You watch these things happen on TV, and you think it seems real. You watch people fleeing in terror, screaming, crying, blood-stained clothing and visible injuries. You think you know what it’s like to be watching the footage and making desperate phone calls to family and friends in the area, hoping you won’t reach their voicemails. You think you know what it’s like to walk those same streets again and feel a flood of emotions so strong you can’t hold them in.
You think you know. Until it happens, and then you realize these things you thought you knew, you didn’t know at all.
But there’s something else you didn’t know. How do these people pull themselves together after these tragedies? How do the people in these towns, in these cities, in these countries, leave home every day having seen what they’ve seen? How do they overcome the fear, the anger, the sorrow? How do they face the world knowing, really knowing, that what they thought would never happen here…has happened?
Now you know. Now, we know.
“If you are going through hell, keep going.”
– Winston Churchill
We came together as a community. We opened our homes, our businesses, to the people affected that day and the week that followed. We gave donations, we gave blood. We rallied at sporting events—something that defines our city and the people who live in it and the people who love it—sang our hearts out from bleacher seats and couches alike during The Star-Spangled Banner at that first Bruins game, choked back tears and cheered during Big Papi’s speech at Fenway. We created a memorial for Sean Collier, Krystle Campbell, Lingzi Lu, Martin Richard, and all those injured from the blasts—a memorial so beautiful, so vast, that the city is cataloging each and every piece to be preserved in the archives.
We cried, we mourned. We still cry, we still mourn. But we never gave up, never will give up. We didn’t stay down when they knocked us down. We stood up determined, resilient, stronger than we were before.

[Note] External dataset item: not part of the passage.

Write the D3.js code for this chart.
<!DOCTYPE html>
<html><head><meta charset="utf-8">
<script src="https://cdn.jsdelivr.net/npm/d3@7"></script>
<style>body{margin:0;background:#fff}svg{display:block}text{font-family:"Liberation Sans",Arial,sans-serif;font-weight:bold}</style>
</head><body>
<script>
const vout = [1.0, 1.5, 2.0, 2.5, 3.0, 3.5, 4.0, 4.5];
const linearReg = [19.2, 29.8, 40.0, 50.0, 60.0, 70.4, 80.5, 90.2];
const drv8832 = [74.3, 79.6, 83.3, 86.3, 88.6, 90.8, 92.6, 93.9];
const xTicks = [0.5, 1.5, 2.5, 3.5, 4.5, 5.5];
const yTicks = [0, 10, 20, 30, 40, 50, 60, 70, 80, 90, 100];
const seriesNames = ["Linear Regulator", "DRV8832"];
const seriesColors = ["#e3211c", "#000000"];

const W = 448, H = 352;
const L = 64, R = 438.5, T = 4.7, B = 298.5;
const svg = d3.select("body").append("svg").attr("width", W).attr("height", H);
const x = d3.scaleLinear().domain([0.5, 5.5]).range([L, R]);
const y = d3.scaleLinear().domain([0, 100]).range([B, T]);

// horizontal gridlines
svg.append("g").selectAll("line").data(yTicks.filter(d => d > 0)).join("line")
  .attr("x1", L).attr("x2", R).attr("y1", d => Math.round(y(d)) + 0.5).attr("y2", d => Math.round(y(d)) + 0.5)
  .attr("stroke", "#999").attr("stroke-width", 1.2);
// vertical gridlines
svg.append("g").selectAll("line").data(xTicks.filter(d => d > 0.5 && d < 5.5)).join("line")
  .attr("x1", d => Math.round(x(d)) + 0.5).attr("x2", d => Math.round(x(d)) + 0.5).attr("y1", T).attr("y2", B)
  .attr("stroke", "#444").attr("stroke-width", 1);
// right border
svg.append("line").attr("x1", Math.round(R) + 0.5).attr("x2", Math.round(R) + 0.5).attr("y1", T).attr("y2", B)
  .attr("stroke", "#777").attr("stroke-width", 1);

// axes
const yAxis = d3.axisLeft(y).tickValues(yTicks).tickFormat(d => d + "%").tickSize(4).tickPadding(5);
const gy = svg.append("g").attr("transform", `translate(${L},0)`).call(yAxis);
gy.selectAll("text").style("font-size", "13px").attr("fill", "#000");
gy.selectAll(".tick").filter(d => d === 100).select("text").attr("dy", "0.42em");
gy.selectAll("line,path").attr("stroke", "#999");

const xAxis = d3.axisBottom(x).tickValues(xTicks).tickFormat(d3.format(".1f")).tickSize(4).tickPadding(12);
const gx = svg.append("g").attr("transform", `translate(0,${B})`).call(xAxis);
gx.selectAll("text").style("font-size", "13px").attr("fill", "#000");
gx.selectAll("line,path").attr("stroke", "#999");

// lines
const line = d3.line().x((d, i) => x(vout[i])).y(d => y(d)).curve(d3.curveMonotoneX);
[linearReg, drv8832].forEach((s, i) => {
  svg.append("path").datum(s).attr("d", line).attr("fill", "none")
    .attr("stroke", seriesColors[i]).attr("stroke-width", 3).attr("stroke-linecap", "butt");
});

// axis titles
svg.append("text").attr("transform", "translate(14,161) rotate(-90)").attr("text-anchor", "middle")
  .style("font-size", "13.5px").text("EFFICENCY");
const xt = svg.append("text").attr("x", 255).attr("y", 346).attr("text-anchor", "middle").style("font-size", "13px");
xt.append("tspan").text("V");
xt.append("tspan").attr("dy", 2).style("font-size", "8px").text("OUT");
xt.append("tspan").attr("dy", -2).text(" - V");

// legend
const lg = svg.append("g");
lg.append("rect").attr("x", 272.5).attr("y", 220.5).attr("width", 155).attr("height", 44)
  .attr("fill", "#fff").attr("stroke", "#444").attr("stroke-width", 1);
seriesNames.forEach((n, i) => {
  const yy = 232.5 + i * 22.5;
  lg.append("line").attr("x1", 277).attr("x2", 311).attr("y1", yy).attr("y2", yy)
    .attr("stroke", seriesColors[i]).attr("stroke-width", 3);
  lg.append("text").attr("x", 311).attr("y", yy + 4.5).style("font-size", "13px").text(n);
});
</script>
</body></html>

That’s how you pull yourself together, how you face the world in the wake of terror, how you overcome the pain and the sadness and the grief. You find a way to stay connected to your community. You attend the memorial at the Boston Public Library, you wear your “Boston Strong” t-shirt or your Boston Marathon windbreaker, you hold up “B Strong” banners at Bruins and Red Sox games and cheer for everything it means to be Boston.
You take comfort in knowing you’re not alone.
Boston Strong isn’t a slogan, isn’t a selling point. It’s the new way of life for our community. It embodies—in two perfect words—how we have recovered from the bombings, and how we will continue to recover. It’s how we will survive. It’s how we will overcome.
Boston Strong means just that. We are Boston. We are strong. We will persevere.